Large Multimodal Foundation Models

ECCV 2024 Tutorial, Milan, Italy


The current discourse on technological progress underscores the interconnected roles of large multimodal foundation models. The necessity for this integration becomes evident when considering the complex dynamics of real-world environments. For instance, an autonomous vehicle in urban settings should not rely solely on visual sensors for pedestrian detection but must also proficiently interpret and respond to auditory signals, such as vocalized warnings. Similarly, the amalgamation of visual data with linguistic context in robots promises more adaptive functionalities, especially in diverse settings. Acknowledging the rapid expansion of this field, the tutorial agenda will encompass the introduction of history, applications, and future directions tailored for multimodal learning. Addressing privacy concerns related to multimodal data and equally vital safety discussions will ensure that systems adeptly interpret and act upon both visual and linguistic inputs, minimizing potential mishaps in real-world scenarios.

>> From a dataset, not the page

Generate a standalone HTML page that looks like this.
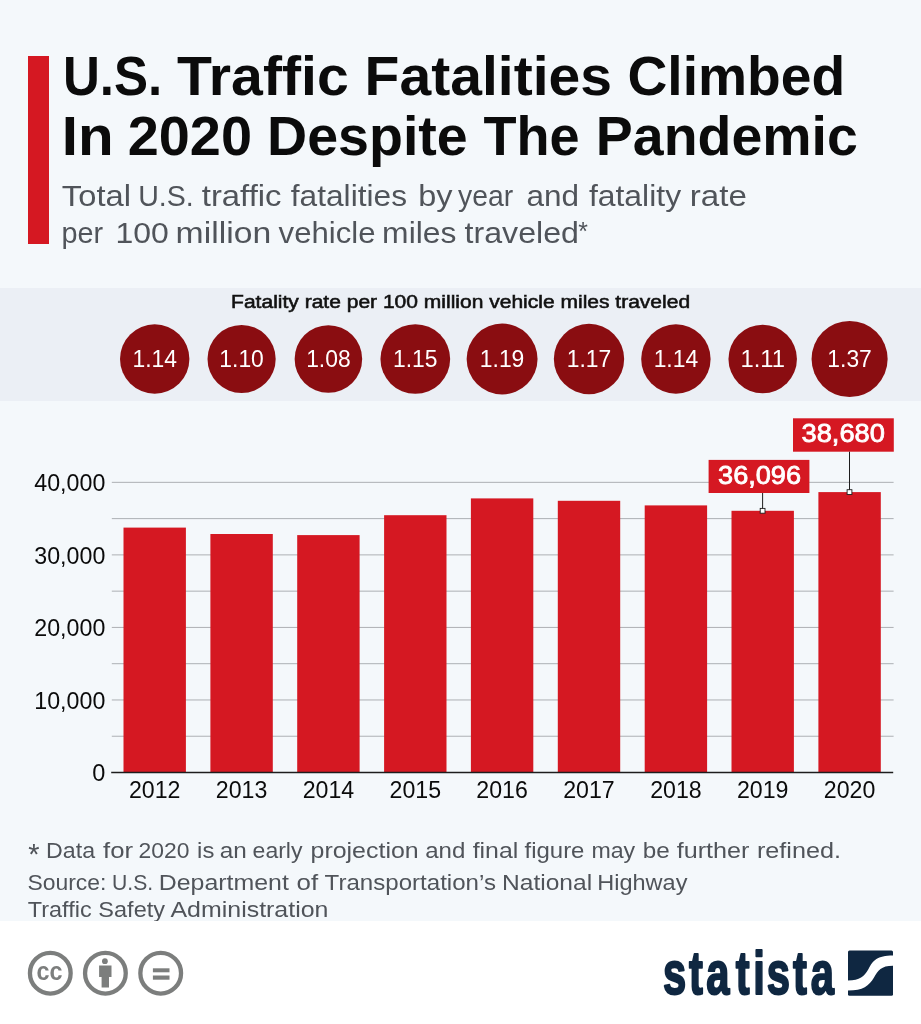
<!DOCTYPE html>
<html lang="en"><head><meta charset="utf-8"><title>U.S. Traffic Fatalities Climbed In 2020 Despite The Pandemic</title>
<style>html,body{margin:0;padding:0;background:#f4f8fb;}body{width:921px;height:1024px;overflow:hidden;font-family:"Liberation Sans",sans-serif;}svg{display:block}</style>
</head><body>
<svg width="921" height="1024" viewBox="0 0 921 1024" font-family="Liberation Sans, sans-serif">
<rect x="0" y="0" width="921" height="1024" fill="#f4f8fb"/>
<rect x="28" y="56" width="21" height="188" fill="#d51822"/>
<text y="95" font-size="56" fill="#0b0b0b" font-weight="bold"><tspan x="63.01" textLength="99.2" lengthAdjust="spacingAndGlyphs">U.S.</tspan> <tspan x="177.0" textLength="171.72" lengthAdjust="spacingAndGlyphs">Traffic</tspan> <tspan x="364.63" textLength="247.38" lengthAdjust="spacingAndGlyphs">Fatalities</tspan> <tspan x="627.48" textLength="217.65" lengthAdjust="spacingAndGlyphs">Climbed</tspan></text>
<text y="155" font-size="56" fill="#0b0b0b" font-weight="bold"><tspan x="61.75" textLength="51.87" lengthAdjust="spacingAndGlyphs">In</tspan> <tspan x="127.76" textLength="124.21" lengthAdjust="spacingAndGlyphs">2020</tspan> <tspan x="267.03" textLength="200.76" lengthAdjust="spacingAndGlyphs">Despite</tspan> <tspan x="483.4" textLength="96.15" lengthAdjust="spacingAndGlyphs">The</tspan> <tspan x="595.83" textLength="261.95" lengthAdjust="spacingAndGlyphs">Pandemic</tspan></text>
<text y="206" font-size="29" fill="#50545a"><tspan x="61.89" textLength="69.17" lengthAdjust="spacingAndGlyphs">Total</tspan> <tspan x="138.21" textLength="55.57" lengthAdjust="spacingAndGlyphs">U.S.</tspan> <tspan x="201.8" textLength="79.71" lengthAdjust="spacingAndGlyphs">traffic</tspan> <tspan x="290.8" textLength="116.19" lengthAdjust="spacingAndGlyphs">fatalities</tspan> <tspan x="418.17" textLength="34.33" lengthAdjust="spacingAndGlyphs">by</tspan> <tspan x="458.0" textLength="55.14" lengthAdjust="spacingAndGlyphs">year</tspan> <tspan x="526.42" textLength="52.55" lengthAdjust="spacingAndGlyphs">and</tspan> <tspan x="588.9" textLength="92.2" lengthAdjust="spacingAndGlyphs">fatality</tspan> <tspan x="689.83" textLength="57.11" lengthAdjust="spacingAndGlyphs">rate</tspan></text>
<text y="243" font-size="29" fill="#50545a"><tspan x="61.4" textLength="41.64" lengthAdjust="spacingAndGlyphs">per</tspan> <tspan x="115.5" textLength="53.29" lengthAdjust="spacingAndGlyphs">100</tspan> <tspan x="175.59" textLength="95.6" lengthAdjust="spacingAndGlyphs">million</tspan> <tspan x="278.6" textLength="96.86" lengthAdjust="spacingAndGlyphs">vehicle</tspan> <tspan x="382.11" textLength="74.28" lengthAdjust="spacingAndGlyphs">miles</tspan> <tspan x="464.6" textLength="114.41" lengthAdjust="spacingAndGlyphs">traveled</tspan><tspan x="578.21" dy="-3.5" font-size="25" textLength="9.64" lengthAdjust="spacingAndGlyphs">*</tspan></text>
<rect x="0" y="288" width="921" height="113" fill="#ebeff5"/>
<text x="460.6" y="308.2" font-size="18" fill="#111" text-anchor="middle" textLength="459" lengthAdjust="spacingAndGlyphs" stroke="#111" stroke-width="0.55">Fatality rate per 100 million vehicle miles traveled</text>
<circle cx="154.7" cy="359" r="34.70" fill="#8a0d11"/>
<text x="154.7" y="367.2" font-size="23.5" fill="#fff" text-anchor="middle" textLength="44.5" lengthAdjust="spacingAndGlyphs">1.14</text>
<circle cx="241.6" cy="359" r="34.09" fill="#8a0d11"/>
<text x="241.6" y="367.2" font-size="23.5" fill="#fff" text-anchor="middle" textLength="44.5" lengthAdjust="spacingAndGlyphs">1.10</text>
<circle cx="328.4" cy="359" r="33.77" fill="#8a0d11"/>
<text x="328.4" y="367.2" font-size="23.5" fill="#fff" text-anchor="middle" textLength="44.5" lengthAdjust="spacingAndGlyphs">1.08</text>
<circle cx="415.3" cy="359" r="34.85" fill="#8a0d11"/>
<text x="415.3" y="367.2" font-size="23.5" fill="#fff" text-anchor="middle" textLength="44.5" lengthAdjust="spacingAndGlyphs">1.15</text>
<circle cx="502.1" cy="359" r="35.45" fill="#8a0d11"/>
<text x="502.1" y="367.2" font-size="23.5" fill="#fff" text-anchor="middle" textLength="44.5" lengthAdjust="spacingAndGlyphs">1.19</text>
<circle cx="589.0" cy="359" r="35.15" fill="#8a0d11"/>
<text x="589.0" y="367.2" font-size="23.5" fill="#fff" text-anchor="middle" textLength="44.5" lengthAdjust="spacingAndGlyphs">1.17</text>
<circle cx="675.9" cy="359" r="34.70" fill="#8a0d11"/>
<text x="675.9" y="367.2" font-size="23.5" fill="#fff" text-anchor="middle" textLength="44.5" lengthAdjust="spacingAndGlyphs">1.14</text>
<circle cx="762.7" cy="359" r="34.24" fill="#8a0d11"/>
<text x="762.7" y="367.2" font-size="23.5" fill="#fff" text-anchor="middle" textLength="44.5" lengthAdjust="spacingAndGlyphs">1.11</text>
<circle cx="849.6" cy="359" r="38.04" fill="#8a0d11"/>
<text x="849.6" y="367.2" font-size="23.5" fill="#fff" text-anchor="middle" textLength="44.5" lengthAdjust="spacingAndGlyphs">1.37</text>
<rect x="111.8" y="735.73" width="781.8" height="1" fill="#adb0b4"/>
<rect x="111.8" y="699.46" width="781.8" height="1" fill="#adb0b4"/>
<rect x="111.8" y="663.19" width="781.8" height="1" fill="#adb0b4"/>
<rect x="111.8" y="626.92" width="781.8" height="1" fill="#adb0b4"/>
<rect x="111.8" y="590.65" width="781.8" height="1" fill="#adb0b4"/>
<rect x="111.8" y="554.38" width="781.8" height="1" fill="#adb0b4"/>
<rect x="111.8" y="518.11" width="781.8" height="1" fill="#adb0b4"/>
<rect x="111.8" y="481.84" width="781.8" height="1" fill="#adb0b4"/>
<text x="105.3" y="781.2" font-size="23.5" fill="#0b0b0b" text-anchor="end">0</text>
<text x="105.3" y="708.7" font-size="23.5" fill="#0b0b0b" text-anchor="end" textLength="71" lengthAdjust="spacingAndGlyphs">10,000</text>
<text x="105.3" y="636.2" font-size="23.5" fill="#0b0b0b" text-anchor="end" textLength="71" lengthAdjust="spacingAndGlyphs">20,000</text>
<text x="105.3" y="563.7" font-size="23.5" fill="#0b0b0b" text-anchor="end" textLength="71" lengthAdjust="spacingAndGlyphs">30,000</text>
<text x="105.3" y="491.2" font-size="23.5" fill="#0b0b0b" text-anchor="end" textLength="71" lengthAdjust="spacingAndGlyphs">40,000</text>
<rect x="123.5" y="527.6" width="62.4" height="244.9" fill="#d51822"/>
<text x="154.7" y="798" font-size="23.5" fill="#0b0b0b" text-anchor="middle" textLength="51.5" lengthAdjust="spacingAndGlyphs">2012</text>
<rect x="210.4" y="534.0" width="62.4" height="238.5" fill="#d51822"/>
<text x="241.6" y="798" font-size="23.5" fill="#0b0b0b" text-anchor="middle" textLength="51.5" lengthAdjust="spacingAndGlyphs">2013</text>
<rect x="297.2" y="535.1" width="62.4" height="237.4" fill="#d51822"/>
<text x="328.4" y="798" font-size="23.5" fill="#0b0b0b" text-anchor="middle" textLength="51.5" lengthAdjust="spacingAndGlyphs">2014</text>
<rect x="384.1" y="515.2" width="62.4" height="257.3" fill="#d51822"/>
<text x="415.3" y="798" font-size="23.5" fill="#0b0b0b" text-anchor="middle" textLength="51.5" lengthAdjust="spacingAndGlyphs">2015</text>
<rect x="470.9" y="498.4" width="62.4" height="274.1" fill="#d51822"/>
<text x="502.1" y="798" font-size="23.5" fill="#0b0b0b" text-anchor="middle" textLength="51.5" lengthAdjust="spacingAndGlyphs">2016</text>
<rect x="557.8" y="500.8" width="62.4" height="271.7" fill="#d51822"/>
<text x="589.0" y="798" font-size="23.5" fill="#0b0b0b" text-anchor="middle" textLength="51.5" lengthAdjust="spacingAndGlyphs">2017</text>
<rect x="644.7" y="505.4" width="62.4" height="267.1" fill="#d51822"/>
<text x="675.9" y="798" font-size="23.5" fill="#0b0b0b" text-anchor="middle" textLength="51.5" lengthAdjust="spacingAndGlyphs">2018</text>
<rect x="731.5" y="510.8" width="62.4" height="261.7" fill="#d51822"/>
<text x="762.7" y="798" font-size="23.5" fill="#0b0b0b" text-anchor="middle" textLength="51.5" lengthAdjust="spacingAndGlyphs">2019</text>
<rect x="818.4" y="492.1" width="62.4" height="280.4" fill="#d51822"/>
<text x="849.6" y="798" font-size="23.5" fill="#0b0b0b" text-anchor="middle" textLength="51.5" lengthAdjust="spacingAndGlyphs">2020</text>
<rect x="111.2" y="771.75" width="782" height="1.5" fill="#1d1d1d"/>
<rect x="708.6" y="459.9" width="100.8" height="33.1" fill="#d51822"/>
<rect x="762.1" y="493.0" width="1" height="17.8" fill="#1d1d1d"/>
<rect x="760.2" y="508.4" width="4.8" height="4.8" fill="#fff" stroke="#1d1d1d" stroke-width="0.9"/>
<text x="718.05" y="484.0" font-size="25.5" fill="#fff" stroke="#fff" stroke-width="0.8" textLength="82.95" lengthAdjust="spacingAndGlyphs">36,096</text>
<rect x="793.0" y="418.3" width="100.8" height="33.4" fill="#d51822"/>
<rect x="849.0" y="451.7" width="1" height="40.4" fill="#1d1d1d"/>
<rect x="847.1" y="489.7" width="4.8" height="4.8" fill="#fff" stroke="#1d1d1d" stroke-width="0.9"/>
<text x="801.55" y="442.4" font-size="25.5" fill="#fff" stroke="#fff" stroke-width="0.8" textLength="83.33" lengthAdjust="spacingAndGlyphs">38,680</text>
<text y="864.3" font-size="30" fill="#50545a"><tspan x="28.35" textLength="11.26" lengthAdjust="spacingAndGlyphs">*</tspan></text>
<text y="857.5" font-size="21.5" fill="#50545a"><tspan x="46.09" textLength="48.96" lengthAdjust="spacingAndGlyphs">Data</tspan> <tspan x="103.1" textLength="30.03" lengthAdjust="spacingAndGlyphs">for</tspan> <tspan x="138.53" textLength="50.94" lengthAdjust="spacingAndGlyphs">2020</tspan> <tspan x="197.11" textLength="17.24" lengthAdjust="spacingAndGlyphs">is</tspan> <tspan x="219.84" textLength="27.02" lengthAdjust="spacingAndGlyphs">an</tspan> <tspan x="252.58" textLength="49.92" lengthAdjust="spacingAndGlyphs">early</tspan> <tspan x="310.54" textLength="108.16" lengthAdjust="spacingAndGlyphs">projection</tspan> <tspan x="425.25" textLength="40.1" lengthAdjust="spacingAndGlyphs">and</tspan> <tspan x="472.7" textLength="45.64" lengthAdjust="spacingAndGlyphs">final</tspan> <tspan x="524.5" textLength="59.97" lengthAdjust="spacingAndGlyphs">figure</tspan> <tspan x="591.45" textLength="43.75" lengthAdjust="spacingAndGlyphs">may</tspan> <tspan x="642.88" textLength="27.0" lengthAdjust="spacingAndGlyphs">be</tspan> <tspan x="676.7" textLength="72.72" lengthAdjust="spacingAndGlyphs">further</tspan> <tspan x="756.93" textLength="84.05" lengthAdjust="spacingAndGlyphs">refined.</tspan></text>
<text y="889.7" font-size="21.5" fill="#50545a"><tspan x="27.48" textLength="78.99" lengthAdjust="spacingAndGlyphs">Source:</tspan> <tspan x="112.08" textLength="41.13" lengthAdjust="spacingAndGlyphs">U.S.</tspan> <tspan x="158.75" textLength="130.16" lengthAdjust="spacingAndGlyphs">Department</tspan> <tspan x="296.49" textLength="21.62" lengthAdjust="spacingAndGlyphs">of</tspan> <tspan x="324.62" textLength="171.33" lengthAdjust="spacingAndGlyphs">Transportation’s</tspan> <tspan x="502.08" textLength="90.03" lengthAdjust="spacingAndGlyphs">National</tspan> <tspan x="597.26" textLength="90.14" lengthAdjust="spacingAndGlyphs">Highway</tspan></text>
<text y="916.7" font-size="21.5" fill="#50545a"><tspan x="27.83" textLength="63.83" lengthAdjust="spacingAndGlyphs">Traffic</tspan> <tspan x="98.37" textLength="66.63" lengthAdjust="spacingAndGlyphs">Safety</tspan> <tspan x="170.5" textLength="157.9" lengthAdjust="spacingAndGlyphs">Administration</tspan></text>
<rect x="0" y="921" width="921" height="103" fill="#fff"/>
<circle cx="50.3" cy="973.2" r="20.35" fill="none" stroke="#7c7e7d" stroke-width="4.3"/>
<circle cx="105.4" cy="973.2" r="20.35" fill="none" stroke="#7c7e7d" stroke-width="4.3"/>
<circle cx="160.7" cy="973.2" r="20.35" fill="none" stroke="#7c7e7d" stroke-width="4.3"/>
<text x="49.6" y="979.7" font-size="26" fill="#7c7e7d" font-weight="bold" text-anchor="middle" textLength="26" lengthAdjust="spacingAndGlyphs">cc</text>
<circle cx="104.9" cy="961.2" r="2.9" fill="#7c7e7d"/><path d="M99.1 965.4h12.4v11.7h-2.5v10.4h-7.4v-10.4h-2.5z" fill="#7c7e7d"/>
<rect x="152.9" y="968.3" width="16.6" height="4" fill="#7c7e7d"/><rect x="152.9" y="975.5" width="16.6" height="4.2" fill="#7c7e7d"/>
<text transform="translate(0,994.2) scale(0.69,1)" x="961.0 998.6 1023.4 1066.3 1091.7 1111.1 1149.2 1174.9" y="0" font-size="60.5" font-weight="bold" fill="#0f2741" stroke="#0f2741" stroke-width="1.8" stroke-linejoin="round" vector-effect="non-scaling-stroke">statista</text>
<g transform="translate(848,950.6)"><rect width="45" height="45.1" rx="1.5" fill="#0f2741"/><path d="M0 30 C12 30 16 26 20.5 18.5 C25 10 29 5 45 5 L45 15.2 C33 15.2 30 20 26 27 C21 35.5 15 40 0 40 Z" fill="#fff"/></g>
</svg>
</body></html>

Through a comprehensive examination of these topics, this tutorial seeks to foster a deeper academic understanding of the intersection among vision, language as well as other modalities within the context of large multimodal foundation models. By convening experts from interdisciplinary fields, our objective is to decipher current state-of-the-art methodologies, address challenges, and chart avenues for future endeavors in large multimodal foundation model research, ensuring our findings resonate within both academic and industrial communities.